The request. Reproduce the data below in full and exclude every picture.

** START OF Supplied data **

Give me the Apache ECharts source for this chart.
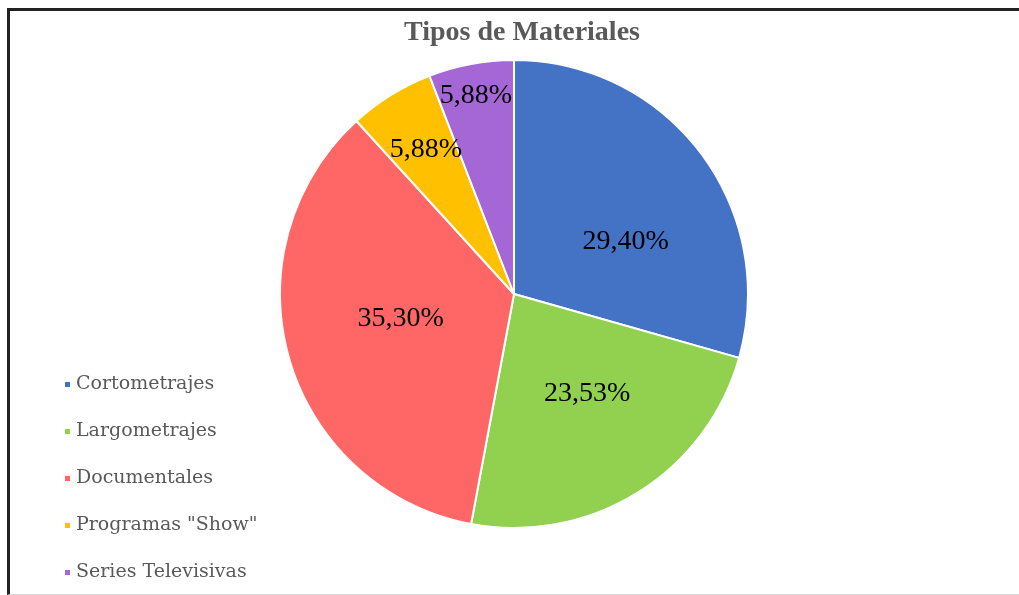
<!DOCTYPE html>
<html><head><meta charset="utf-8">
<script src="https://cdn.jsdelivr.net/npm/echarts@6/dist/echarts.min.js"></script>
<style>
html,body{margin:0;padding:0;background:#fff;width:1019px;height:595px;overflow:hidden;}
#frame{position:absolute;left:7px;top:8px;width:1009px;height:583px;border-top:3px solid #222;border-left:3px solid #222;border-bottom:1px solid #d9d9d9;border-right:1px solid #eee;}
#c{position:absolute;left:0;top:0;width:1019px;height:595px;}
</style></head>
<body><div id="frame"></div><div id="c"></div>
<script>
const categories = ['Cortometrajes','Largometrajes','Documentales','Programas "Show"','Series Televisivas'];
const values = [29.40, 23.53, 35.30, 5.88, 5.88];
const colors = ['#4472C4','#92D050','#FF6666','#FFC000','#A566D6'];
const labelOffsets = [[16,20],[10,-2],[2,-8],[-25,-42],[-16,-80]];

const chart = echarts.init(document.getElementById('c'));
chart.setOption({
  animation:false,
  title:{text:'Tipos de Materiales',left:517,textAlign:'center',top:14,
    textStyle:{fontFamily:'Liberation Serif',fontWeight:'bold',fontSize:28,color:'#595959'}},
  legend:{orient:'vertical',left:58,top:369,itemWidth:7,itemHeight:7,icon:'rect',itemGap:26,
    data:categories,
    textStyle:{fontFamily:'DejaVu Serif',fontSize:19,color:'#595959',lineHeight:21}},
  series:[{
    type:'pie',center:[514,294],radius:[0,234],startAngle:90,clockwise:true,
    itemStyle:{borderColor:'#fff',borderWidth:2},
    label:{position:'inside',fontFamily:'Liberation Serif',fontSize:28,color:'#000',
      formatter:p=>p.value.toFixed(2).replace('.',',')+'%'},
    labelLine:{show:false},
    data:categories.map((n,i)=>({name:n,value:values[i],itemStyle:{color:colors[i]},
      label:{offset:labelOffsets[i]}}))
  }]
});
</script></body></html>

** END OF Supplied data **

Final result.
Give me the Apache ECharts source for this chart.
<!DOCTYPE html>
<html><head><meta charset="utf-8">
<script src="https://cdn.jsdelivr.net/npm/echarts@6/dist/echarts.min.js"></script>
<style>
html,body{margin:0;padding:0;background:#fff;width:1019px;height:595px;overflow:hidden;}
#frame{position:absolute;left:7px;top:8px;width:1009px;height:583px;border-top:3px solid #222;border-left:3px solid #222;border-bottom:1px solid #d9d9d9;border-right:1px solid #eee;}
#c{position:absolute;left:0;top:0;width:1019px;height:595px;}
</style></head>
<body><div id="frame"></div><div id="c"></div>
<script>
const categories = ['Cortometrajes','Largometrajes','Documentales','Programas "Show"','Series Televisivas'];
const values = [29.40, 23.53, 35.30, 5.88, 5.88];
const colors = ['#4472C4','#92D050','#FF6666','#FFC000','#A566D6'];
const labelOffsets = [[16,20],[10,-2],[2,-8],[-25,-42],[-16,-80]];

const chart = echarts.init(document.getElementById('c'));
chart.setOption({
  animation:false,
  title:{text:'Tipos de Materiales',left:517,textAlign:'center',top:14,
    textStyle:{fontFamily:'Liberation Serif',fontWeight:'bold',fontSize:28,color:'#595959'}},
  legend:{orient:'vertical',left:58,top:369,itemWidth:7,itemHeight:7,icon:'rect',itemGap:26,
    data:categories,
    textStyle:{fontFamily:'DejaVu Serif',fontSize:19,color:'#595959',lineHeight:21}},
  series:[{
    type:'pie',center:[514,294],radius:[0,234],startAngle:90,clockwise:true,
    itemStyle:{borderColor:'#fff',borderWidth:2},
    label:{position:'inside',fontFamily:'Liberation Serif',fontSize:28,color:'#000',
      formatter:p=>p.value.toFixed(2).replace('.',',')+'%'},
    labelLine:{show:false},
    data:categories.map((n,i)=>({name:n,value:values[i],itemStyle:{color:colors[i]},
      label:{offset:labelOffsets[i]}}))
  }]
});
</script></body></html>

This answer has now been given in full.